Et une histoire, tout, sauf innocente… Mersault, en apparence, est un homme des plus simples. Son style même ( car le style de Camus est aussi le style du narrateur ), simple, refusant l'interprétation des faits, n'est pas une simple façon de raconter et de donner un ton au récit ; non, c'est bien plus que cela ; ce style montre que Mersault refuse une quelconque interprétation. Mersault, c'est l'Homme des Faits, et c'est pour ça qu'il est en décalage avec la Societé. Il dira qu'il a tué quelqu'un, il dira comment est-ce qu'il l'a tué ; il ne dira pas, cependant : j'ai tué, mais il y a ceci, cela pour m'excuser. Car il veut simplement donner un fait. Sa mère est morte ? Il l'accepte comme un fait, mais il refuse d'en donner une interprétation, d'y attacher un sentiment. C'est son combat. Son combat pour la vérité, la simple vérité. Mais pourquoi combat-t-il pour cette cause ? La réalité, c'est que Mersault se révolte contre toutes les petitesses d'interprétation, contre tous les arrangements, qui permettent de se justifier. A la fin, Mersault se révolte contre le fait même d'avoir un espoir qui, il le sait, est illusoire. Il choisit d'accepter la mort, refusant les illusions et du même coup, acceptant les faits.

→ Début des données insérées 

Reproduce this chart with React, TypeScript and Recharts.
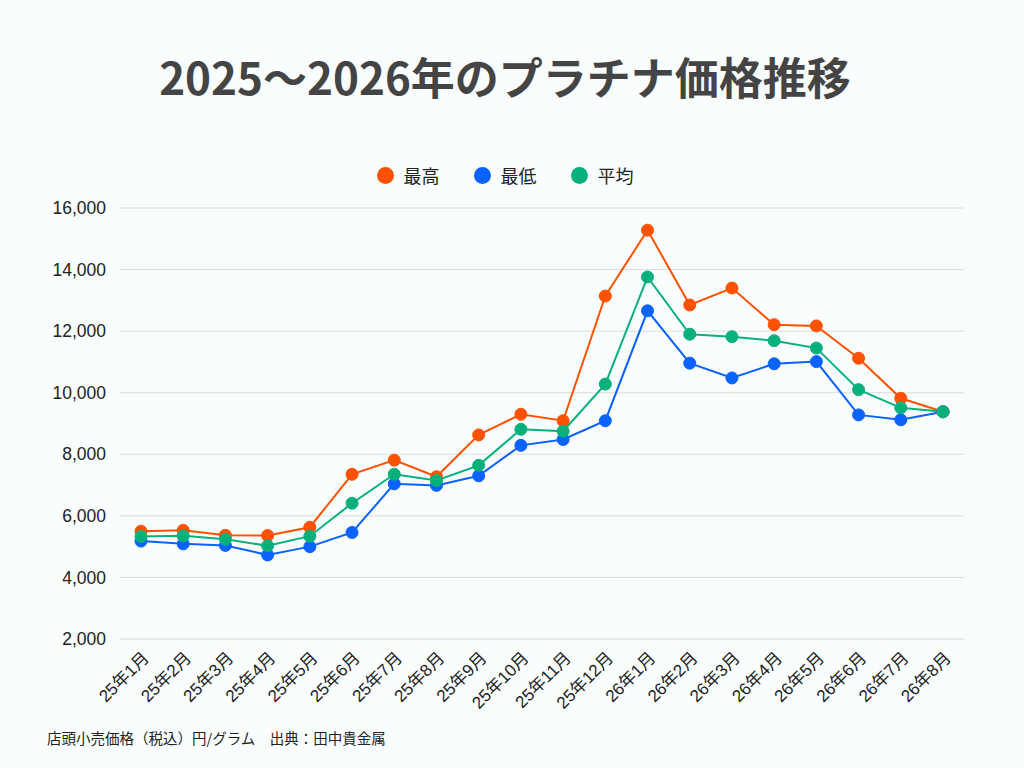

Et même dans ses élans, peut-être même plus que jamais dans ses élans, l'écriture se fait farouche et indomptable, comme son héros. Car elle exprime toujours la pensée de Mersault. Et c'est pour ça qu'elle n'est pas morne, et c'est pour ça qu'elle n'est pas sans vie : parce qu'elle est l'expression d'un cheminement, d'une vie. C'est pour ça qu'elle est farouche, indomptable, dans son calme, comme dans ses élans, comme dans ses passions. Elle est comme Mersault, car elle est Mersault. C'est rare, les narrateurs qui sont aussi proches de leur énoncé, tellement, tellement proches qu'ils se confondent avec leur façon d'énoncer, jusqu'à donner à un récit une force, une puissance, une humanité qui n'appartient qu'à lui.
Mais, aussi rares que ce soit, on peut sans nul doute trouver des écrivains, des auteurs exceptionnels qui l'ont faits. Des auteurs comme Camus.